# YOUR TASK:
Leave out the pictures and reproduce all of the data exactly.

# DATA SEGMENT:
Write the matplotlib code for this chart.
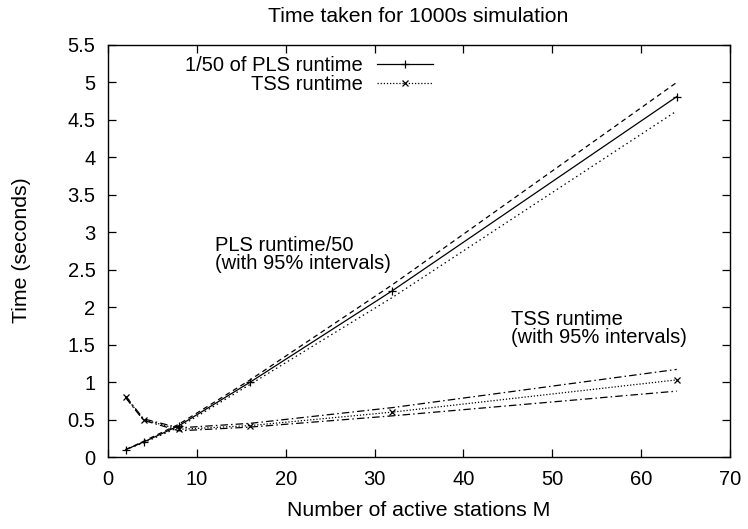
import matplotlib
matplotlib.use("Agg")
import matplotlib.pyplot as plt

plt.rcParams['font.family'] = ['Liberation Sans', 'DejaVu Sans']

# Stations M
stations = [2, 4, 8, 16, 32, 64]

# PLS runtime / 50 and its 95% bounds
pls_mean = [0.10, 0.20, 0.42, 1.00, 2.22, 4.81]
pls_upper = [0.10, 0.21, 0.44, 1.03, 2.30, 5.00]
pls_lower = [0.10, 0.19, 0.40, 0.97, 2.13, 4.62]

# TSS runtime and its 95% bounds
tss_mean = [0.80, 0.50, 0.37, 0.42, 0.60, 1.03]
tss_upper = [0.81, 0.51, 0.39, 0.45, 0.66, 1.17]
tss_lower = [0.79, 0.49, 0.35, 0.40, 0.55, 0.88]

FS = 14.5
FS_LABEL = 15.3

fig = plt.figure(figsize=(7.48, 5.29), dpi=100)
ax = fig.add_axes([0.1444, 0.136, 0.976 - 0.1444, 0.915 - 0.136])

ax.plot(stations, pls_mean, color='black', lw=0.9, marker='+', ms=6,
        mew=0.9, label='1/50 of PLS runtime')
ax.plot(stations, tss_mean, color='black', lw=0.9, ls=(0, (1, 1.5)),
        marker='x', ms=5, mew=0.9, label='TSS runtime')
ax.plot(stations, pls_upper, color='black', lw=0.9, ls=(0, (4, 3)))
ax.plot(stations, pls_lower, color='black', lw=0.9, ls=(0, (1.2, 2.5)))
ax.plot(stations, tss_upper, color='black', lw=0.9, ls=(0, (6, 2.5, 1.2, 2.5)))
ax.plot(stations, tss_lower, color='black', lw=0.9, ls=(0, (6, 2.5, 1.2, 2.5)))

ax.set_xlim(0, 70)
ax.set_ylim(0, 5.5)
ax.set_xticks(range(0, 71, 10))
ax.set_yticks([0, 0.5, 1, 1.5, 2, 2.5, 3, 3.5, 4, 4.5, 5, 5.5])
ax.set_yticklabels(['0', '0.5', '1', '1.5', '2', '2.5', '3', '3.5', '4', '4.5', '5', '5.5'])
ax.tick_params(direction='in', top=True, right=True, length=6, width=0.9,
               labelsize=FS)
ax.tick_params(axis='y', pad=9)
ax.tick_params(axis='x', pad=9)
for s in ax.spines.values():
    s.set_linewidth(1.0)

fig.text(418 / 748, 1 - 16 / 529, 'Time taken for 1000s simulation',
         fontsize=FS_LABEL, ha='center', va='center')
fig.text(0.5602, 1 - 510 / 529, 'Number of active stations M', fontsize=FS_LABEL,
         ha='center', va='center')
fig.text(22 / 748, 1 - 250 / 529, 'Time (seconds)', fontsize=FS_LABEL,
         ha='center', va='center', rotation=90)

ax.text(12.0, 2.95, 'PLS runtime/50\n(with 95% intervals)', fontsize=FS,
        va='top', ha='left', linespacing=0.95)
ax.text(45.3, 1.96, 'TSS runtime\n(with 95% intervals)', fontsize=FS,
        va='top', ha='left', linespacing=0.95)

leg = ax.legend(loc='upper right', bbox_to_anchor=(433 / 748, 1 - 56 / 529),
                bbox_transform=fig.transFigure, frameon=False,
                markerfirst=False, fontsize=FS, handlelength=2.8,
                handletextpad=0.7, labelspacing=0.0, borderpad=0,
                borderaxespad=0)
for t in leg.get_texts():
    t.set_ha('right')
leg._legend_box.align = 'right'

fig.savefig('out.png', dpi=100)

# FINAL ANSWER:
Write the matplotlib code for this chart.
import matplotlib
matplotlib.use("Agg")
import matplotlib.pyplot as plt

plt.rcParams['font.family'] = ['Liberation Sans', 'DejaVu Sans']

# Stations M
stations = [2, 4, 8, 16, 32, 64]

# PLS runtime / 50 and its 95% bounds
pls_mean = [0.10, 0.20, 0.42, 1.00, 2.22, 4.81]
pls_upper = [0.10, 0.21, 0.44, 1.03, 2.30, 5.00]
pls_lower = [0.10, 0.19, 0.40, 0.97, 2.13, 4.62]

# TSS runtime and its 95% bounds
tss_mean = [0.80, 0.50, 0.37, 0.42, 0.60, 1.03]
tss_upper = [0.81, 0.51, 0.39, 0.45, 0.66, 1.17]
tss_lower = [0.79, 0.49, 0.35, 0.40, 0.55, 0.88]

FS = 14.5
FS_LABEL = 15.3

fig = plt.figure(figsize=(7.48, 5.29), dpi=100)
ax = fig.add_axes([0.1444, 0.136, 0.976 - 0.1444, 0.915 - 0.136])

ax.plot(stations, pls_mean, color='black', lw=0.9, marker='+', ms=6,
        mew=0.9, label='1/50 of PLS runtime')
ax.plot(stations, tss_mean, color='black', lw=0.9, ls=(0, (1, 1.5)),
        marker='x', ms=5, mew=0.9, label='TSS runtime')
ax.plot(stations, pls_upper, color='black', lw=0.9, ls=(0, (4, 3)))
ax.plot(stations, pls_lower, color='black', lw=0.9, ls=(0, (1.2, 2.5)))
ax.plot(stations, tss_upper, color='black', lw=0.9, ls=(0, (6, 2.5, 1.2, 2.5)))
ax.plot(stations, tss_lower, color='black', lw=0.9, ls=(0, (6, 2.5, 1.2, 2.5)))

ax.set_xlim(0, 70)
ax.set_ylim(0, 5.5)
ax.set_xticks(range(0, 71, 10))
ax.set_yticks([0, 0.5, 1, 1.5, 2, 2.5, 3, 3.5, 4, 4.5, 5, 5.5])
ax.set_yticklabels(['0', '0.5', '1', '1.5', '2', '2.5', '3', '3.5', '4', '4.5', '5', '5.5'])
ax.tick_params(direction='in', top=True, right=True, length=6, width=0.9,
               labelsize=FS)
ax.tick_params(axis='y', pad=9)
ax.tick_params(axis='x', pad=9)
for s in ax.spines.values():
    s.set_linewidth(1.0)

fig.text(418 / 748, 1 - 16 / 529, 'Time taken for 1000s simulation',
         fontsize=FS_LABEL, ha='center', va='center')
fig.text(0.5602, 1 - 510 / 529, 'Number of active stations M', fontsize=FS_LABEL,
         ha='center', va='center')
fig.text(22 / 748, 1 - 250 / 529, 'Time (seconds)', fontsize=FS_LABEL,
         ha='center', va='center', rotation=90)

ax.text(12.0, 2.95, 'PLS runtime/50\n(with 95% intervals)', fontsize=FS,
        va='top', ha='left', linespacing=0.95)
ax.text(45.3, 1.96, 'TSS runtime\n(with 95% intervals)', fontsize=FS,
        va='top', ha='left', linespacing=0.95)

leg = ax.legend(loc='upper right', bbox_to_anchor=(433 / 748, 1 - 56 / 529),
                bbox_transform=fig.transFigure, frameon=False,
                markerfirst=False, fontsize=FS, handlelength=2.8,
                handletextpad=0.7, labelspacing=0.0, borderpad=0,
                borderaxespad=0)
for t in leg.get_texts():
    t.set_ha('right')
leg._legend_box.align = 'right'

fig.savefig('out.png', dpi=100)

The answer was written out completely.